* DATA BLOCK *
--- BEGIN ---

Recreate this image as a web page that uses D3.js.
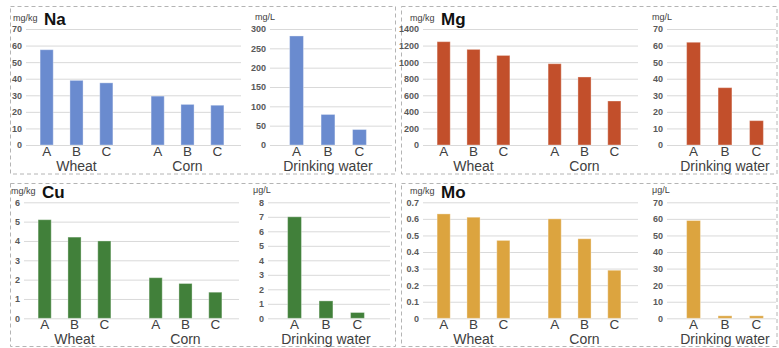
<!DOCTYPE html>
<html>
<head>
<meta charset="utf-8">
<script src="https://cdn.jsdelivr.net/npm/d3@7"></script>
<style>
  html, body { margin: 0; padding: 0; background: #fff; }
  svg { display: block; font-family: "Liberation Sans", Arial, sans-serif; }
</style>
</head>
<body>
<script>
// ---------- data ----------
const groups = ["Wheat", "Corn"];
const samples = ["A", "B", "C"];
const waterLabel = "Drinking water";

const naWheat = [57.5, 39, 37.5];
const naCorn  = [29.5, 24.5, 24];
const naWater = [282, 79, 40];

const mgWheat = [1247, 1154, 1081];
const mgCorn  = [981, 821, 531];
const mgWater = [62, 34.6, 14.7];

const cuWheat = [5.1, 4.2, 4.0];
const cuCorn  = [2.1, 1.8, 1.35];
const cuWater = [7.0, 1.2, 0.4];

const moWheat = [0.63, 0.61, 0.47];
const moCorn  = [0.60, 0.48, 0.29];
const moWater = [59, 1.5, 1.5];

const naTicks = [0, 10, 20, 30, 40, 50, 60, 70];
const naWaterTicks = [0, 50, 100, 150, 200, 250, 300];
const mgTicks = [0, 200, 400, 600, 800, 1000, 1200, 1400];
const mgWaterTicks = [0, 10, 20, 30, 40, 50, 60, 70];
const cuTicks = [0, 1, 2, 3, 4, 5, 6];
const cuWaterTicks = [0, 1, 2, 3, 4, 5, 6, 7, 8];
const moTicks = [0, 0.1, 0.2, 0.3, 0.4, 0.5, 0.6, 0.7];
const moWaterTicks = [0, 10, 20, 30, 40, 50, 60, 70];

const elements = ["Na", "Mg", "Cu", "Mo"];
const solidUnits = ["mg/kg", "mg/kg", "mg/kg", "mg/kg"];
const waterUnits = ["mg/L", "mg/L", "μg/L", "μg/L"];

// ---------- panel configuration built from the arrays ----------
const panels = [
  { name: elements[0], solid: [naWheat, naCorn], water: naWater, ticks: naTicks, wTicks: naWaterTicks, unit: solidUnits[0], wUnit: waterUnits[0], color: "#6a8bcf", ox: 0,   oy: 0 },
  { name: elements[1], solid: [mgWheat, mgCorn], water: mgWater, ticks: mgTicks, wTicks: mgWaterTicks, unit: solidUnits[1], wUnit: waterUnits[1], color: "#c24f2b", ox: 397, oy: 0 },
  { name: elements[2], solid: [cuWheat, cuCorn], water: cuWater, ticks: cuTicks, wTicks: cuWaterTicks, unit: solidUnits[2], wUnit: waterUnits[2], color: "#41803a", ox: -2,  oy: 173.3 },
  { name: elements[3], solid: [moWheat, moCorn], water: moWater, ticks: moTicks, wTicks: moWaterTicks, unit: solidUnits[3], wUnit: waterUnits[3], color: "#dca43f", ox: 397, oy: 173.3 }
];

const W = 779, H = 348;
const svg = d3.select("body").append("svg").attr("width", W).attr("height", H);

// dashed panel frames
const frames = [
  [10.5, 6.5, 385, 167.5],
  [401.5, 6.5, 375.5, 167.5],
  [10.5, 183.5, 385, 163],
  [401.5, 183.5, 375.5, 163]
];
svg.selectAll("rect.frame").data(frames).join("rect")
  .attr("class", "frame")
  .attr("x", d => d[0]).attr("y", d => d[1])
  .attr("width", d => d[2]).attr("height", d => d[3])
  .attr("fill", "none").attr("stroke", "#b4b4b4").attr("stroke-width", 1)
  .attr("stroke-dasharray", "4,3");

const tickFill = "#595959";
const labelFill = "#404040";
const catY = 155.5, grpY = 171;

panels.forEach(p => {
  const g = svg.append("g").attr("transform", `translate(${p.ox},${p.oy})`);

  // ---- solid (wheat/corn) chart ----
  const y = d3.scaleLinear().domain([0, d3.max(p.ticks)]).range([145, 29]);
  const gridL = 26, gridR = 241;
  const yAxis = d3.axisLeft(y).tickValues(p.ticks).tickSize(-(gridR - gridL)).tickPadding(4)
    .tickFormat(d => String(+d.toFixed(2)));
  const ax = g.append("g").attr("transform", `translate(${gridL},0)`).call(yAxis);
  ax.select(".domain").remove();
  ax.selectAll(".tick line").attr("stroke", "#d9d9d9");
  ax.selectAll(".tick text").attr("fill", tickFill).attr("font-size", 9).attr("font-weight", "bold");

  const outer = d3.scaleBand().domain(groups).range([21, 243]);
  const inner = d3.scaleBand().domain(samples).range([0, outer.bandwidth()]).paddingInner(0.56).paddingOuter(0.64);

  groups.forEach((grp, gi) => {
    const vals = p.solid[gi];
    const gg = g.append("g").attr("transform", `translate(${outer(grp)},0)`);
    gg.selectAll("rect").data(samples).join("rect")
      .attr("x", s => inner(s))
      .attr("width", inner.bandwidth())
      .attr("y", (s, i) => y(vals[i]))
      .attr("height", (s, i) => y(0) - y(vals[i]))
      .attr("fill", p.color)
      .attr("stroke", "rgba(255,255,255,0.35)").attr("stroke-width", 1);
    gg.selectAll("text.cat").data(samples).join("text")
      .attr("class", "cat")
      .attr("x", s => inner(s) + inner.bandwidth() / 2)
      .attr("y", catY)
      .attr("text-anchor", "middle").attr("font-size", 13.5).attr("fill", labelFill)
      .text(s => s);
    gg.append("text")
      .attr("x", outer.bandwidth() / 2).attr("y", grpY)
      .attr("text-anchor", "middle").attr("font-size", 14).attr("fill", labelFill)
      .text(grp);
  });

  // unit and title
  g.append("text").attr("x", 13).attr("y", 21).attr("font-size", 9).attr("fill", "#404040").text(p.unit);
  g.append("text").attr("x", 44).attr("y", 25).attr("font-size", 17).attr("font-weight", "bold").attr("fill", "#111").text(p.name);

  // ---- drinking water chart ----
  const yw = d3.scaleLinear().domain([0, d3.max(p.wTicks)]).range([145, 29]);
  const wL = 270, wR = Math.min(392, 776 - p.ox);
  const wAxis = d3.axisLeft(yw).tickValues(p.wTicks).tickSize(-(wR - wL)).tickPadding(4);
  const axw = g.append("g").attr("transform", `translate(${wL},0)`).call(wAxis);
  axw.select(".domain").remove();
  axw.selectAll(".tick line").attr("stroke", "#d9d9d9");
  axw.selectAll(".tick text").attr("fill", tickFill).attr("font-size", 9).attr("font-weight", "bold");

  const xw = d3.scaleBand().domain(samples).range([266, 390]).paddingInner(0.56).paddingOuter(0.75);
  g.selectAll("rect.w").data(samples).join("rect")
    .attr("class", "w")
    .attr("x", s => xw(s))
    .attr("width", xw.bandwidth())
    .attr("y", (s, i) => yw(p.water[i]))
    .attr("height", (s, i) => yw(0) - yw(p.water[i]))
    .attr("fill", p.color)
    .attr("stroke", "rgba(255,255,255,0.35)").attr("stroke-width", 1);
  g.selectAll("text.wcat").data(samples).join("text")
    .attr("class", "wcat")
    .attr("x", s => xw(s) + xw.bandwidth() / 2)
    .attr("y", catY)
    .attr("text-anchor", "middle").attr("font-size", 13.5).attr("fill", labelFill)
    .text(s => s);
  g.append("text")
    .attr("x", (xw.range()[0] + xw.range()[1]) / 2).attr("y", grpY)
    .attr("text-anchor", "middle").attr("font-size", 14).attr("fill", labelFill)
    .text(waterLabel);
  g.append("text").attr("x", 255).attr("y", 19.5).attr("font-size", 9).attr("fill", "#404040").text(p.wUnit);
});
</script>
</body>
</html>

--- END ---

* TASK DIRECTIONS *
Leave the images out and output the remaining material exactly as it stands.

* FINAL RESULT *
Recreate this image as a web page that uses D3.js.
<!DOCTYPE html>
<html>
<head>
<meta charset="utf-8">
<script src="https://cdn.jsdelivr.net/npm/d3@7"></script>
<style>
  html, body { margin: 0; padding: 0; background: #fff; }
  svg { display: block; font-family: "Liberation Sans", Arial, sans-serif; }
</style>
</head>
<body>
<script>
// ---------- data ----------
const groups = ["Wheat", "Corn"];
const samples = ["A", "B", "C"];
const waterLabel = "Drinking water";

const naWheat = [57.5, 39, 37.5];
const naCorn  = [29.5, 24.5, 24];
const naWater = [282, 79, 40];

const mgWheat = [1247, 1154, 1081];
const mgCorn  = [981, 821, 531];
const mgWater = [62, 34.6, 14.7];

const cuWheat = [5.1, 4.2, 4.0];
const cuCorn  = [2.1, 1.8, 1.35];
const cuWater = [7.0, 1.2, 0.4];

const moWheat = [0.63, 0.61, 0.47];
const moCorn  = [0.60, 0.48, 0.29];
const moWater = [59, 1.5, 1.5];

const naTicks = [0, 10, 20, 30, 40, 50, 60, 70];
const naWaterTicks = [0, 50, 100, 150, 200, 250, 300];
const mgTicks = [0, 200, 400, 600, 800, 1000, 1200, 1400];
const mgWaterTicks = [0, 10, 20, 30, 40, 50, 60, 70];
const cuTicks = [0, 1, 2, 3, 4, 5, 6];
const cuWaterTicks = [0, 1, 2, 3, 4, 5, 6, 7, 8];
const moTicks = [0, 0.1, 0.2, 0.3, 0.4, 0.5, 0.6, 0.7];
const moWaterTicks = [0, 10, 20, 30, 40, 50, 60, 70];

const elements = ["Na", "Mg", "Cu", "Mo"];
const solidUnits = ["mg/kg", "mg/kg", "mg/kg", "mg/kg"];
const waterUnits = ["mg/L", "mg/L", "μg/L", "μg/L"];

// ---------- panel configuration built from the arrays ----------
const panels = [
  { name: elements[0], solid: [naWheat, naCorn], water: naWater, ticks: naTicks, wTicks: naWaterTicks, unit: solidUnits[0], wUnit: waterUnits[0], color: "#6a8bcf", ox: 0,   oy: 0 },
  { name: elements[1], solid: [mgWheat, mgCorn], water: mgWater, ticks: mgTicks, wTicks: mgWaterTicks, unit: solidUnits[1], wUnit: waterUnits[1], color: "#c24f2b", ox: 397, oy: 0 },
  { name: elements[2], solid: [cuWheat, cuCorn], water: cuWater, ticks: cuTicks, wTicks: cuWaterTicks, unit: solidUnits[2], wUnit: waterUnits[2], color: "#41803a", ox: -2,  oy: 173.3 },
  { name: elements[3], solid: [moWheat, moCorn], water: moWater, ticks: moTicks, wTicks: moWaterTicks, unit: solidUnits[3], wUnit: waterUnits[3], color: "#dca43f", ox: 397, oy: 173.3 }
];

const W = 779, H = 348;
const svg = d3.select("body").append("svg").attr("width", W).attr("height", H);

// dashed panel frames
const frames = [
  [10.5, 6.5, 385, 167.5],
  [401.5, 6.5, 375.5, 167.5],
  [10.5, 183.5, 385, 163],
  [401.5, 183.5, 375.5, 163]
];
svg.selectAll("rect.frame").data(frames).join("rect")
  .attr("class", "frame")
  .attr("x", d => d[0]).attr("y", d => d[1])
  .attr("width", d => d[2]).attr("height", d => d[3])
  .attr("fill", "none").attr("stroke", "#b4b4b4").attr("stroke-width", 1)
  .attr("stroke-dasharray", "4,3");

const tickFill = "#595959";
const labelFill = "#404040";
const catY = 155.5, grpY = 171;

panels.forEach(p => {
  const g = svg.append("g").attr("transform", `translate(${p.ox},${p.oy})`);

  // ---- solid (wheat/corn) chart ----
  const y = d3.scaleLinear().domain([0, d3.max(p.ticks)]).range([145, 29]);
  const gridL = 26, gridR = 241;
  const yAxis = d3.axisLeft(y).tickValues(p.ticks).tickSize(-(gridR - gridL)).tickPadding(4)
    .tickFormat(d => String(+d.toFixed(2)));
  const ax = g.append("g").attr("transform", `translate(${gridL},0)`).call(yAxis);
  ax.select(".domain").remove();
  ax.selectAll(".tick line").attr("stroke", "#d9d9d9");
  ax.selectAll(".tick text").attr("fill", tickFill).attr("font-size", 9).attr("font-weight", "bold");

  const outer = d3.scaleBand().domain(groups).range([21, 243]);
  const inner = d3.scaleBand().domain(samples).range([0, outer.bandwidth()]).paddingInner(0.56).paddingOuter(0.64);

  groups.forEach((grp, gi) => {
    const vals = p.solid[gi];
    const gg = g.append("g").attr("transform", `translate(${outer(grp)},0)`);
    gg.selectAll("rect").data(samples).join("rect")
      .attr("x", s => inner(s))
      .attr("width", inner.bandwidth())
      .attr("y", (s, i) => y(vals[i]))
      .attr("height", (s, i) => y(0) - y(vals[i]))
      .attr("fill", p.color)
      .attr("stroke", "rgba(255,255,255,0.35)").attr("stroke-width", 1);
    gg.selectAll("text.cat").data(samples).join("text")
      .attr("class", "cat")
      .attr("x", s => inner(s) + inner.bandwidth() / 2)
      .attr("y", catY)
      .attr("text-anchor", "middle").attr("font-size", 13.5).attr("fill", labelFill)
      .text(s => s);
    gg.append("text")
      .attr("x", outer.bandwidth() / 2).attr("y", grpY)
      .attr("text-anchor", "middle").attr("font-size", 14).attr("fill", labelFill)
      .text(grp);
  });

  // unit and title
  g.append("text").attr("x", 13).attr("y", 21).attr("font-size", 9).attr("fill", "#404040").text(p.unit);
  g.append("text").attr("x", 44).attr("y", 25).attr("font-size", 17).attr("font-weight", "bold").attr("fill", "#111").text(p.name);

  // ---- drinking water chart ----
  const yw = d3.scaleLinear().domain([0, d3.max(p.wTicks)]).range([145, 29]);
  const wL = 270, wR = Math.min(392, 776 - p.ox);
  const wAxis = d3.axisLeft(yw).tickValues(p.wTicks).tickSize(-(wR - wL)).tickPadding(4);
  const axw = g.append("g").attr("transform", `translate(${wL},0)`).call(wAxis);
  axw.select(".domain").remove();
  axw.selectAll(".tick line").attr("stroke", "#d9d9d9");
  axw.selectAll(".tick text").attr("fill", tickFill).attr("font-size", 9).attr("font-weight", "bold");

  const xw = d3.scaleBand().domain(samples).range([266, 390]).paddingInner(0.56).paddingOuter(0.75);
  g.selectAll("rect.w").data(samples).join("rect")
    .attr("class", "w")
    .attr("x", s => xw(s))
    .attr("width", xw.bandwidth())
    .attr("y", (s, i) => yw(p.water[i]))
    .attr("height", (s, i) => yw(0) - yw(p.water[i]))
    .attr("fill", p.color)
    .attr("stroke", "rgba(255,255,255,0.35)").attr("stroke-width", 1);
  g.selectAll("text.wcat").data(samples).join("text")
    .attr("class", "wcat")
    .attr("x", s => xw(s) + xw.bandwidth() / 2)
    .attr("y", catY)
    .attr("text-anchor", "middle").attr("font-size", 13.5).attr("fill", labelFill)
    .text(s => s);
  g.append("text")
    .attr("x", (xw.range()[0] + xw.range()[1]) / 2).attr("y", grpY)
    .attr("text-anchor", "middle").attr("font-size", 14).attr("fill", labelFill)
    .text(waterLabel);
  g.append("text").attr("x", 255).attr("y", 19.5).attr("font-size", 9).attr("fill", "#404040").text(p.wUnit);
});
</script>
</body>
</html>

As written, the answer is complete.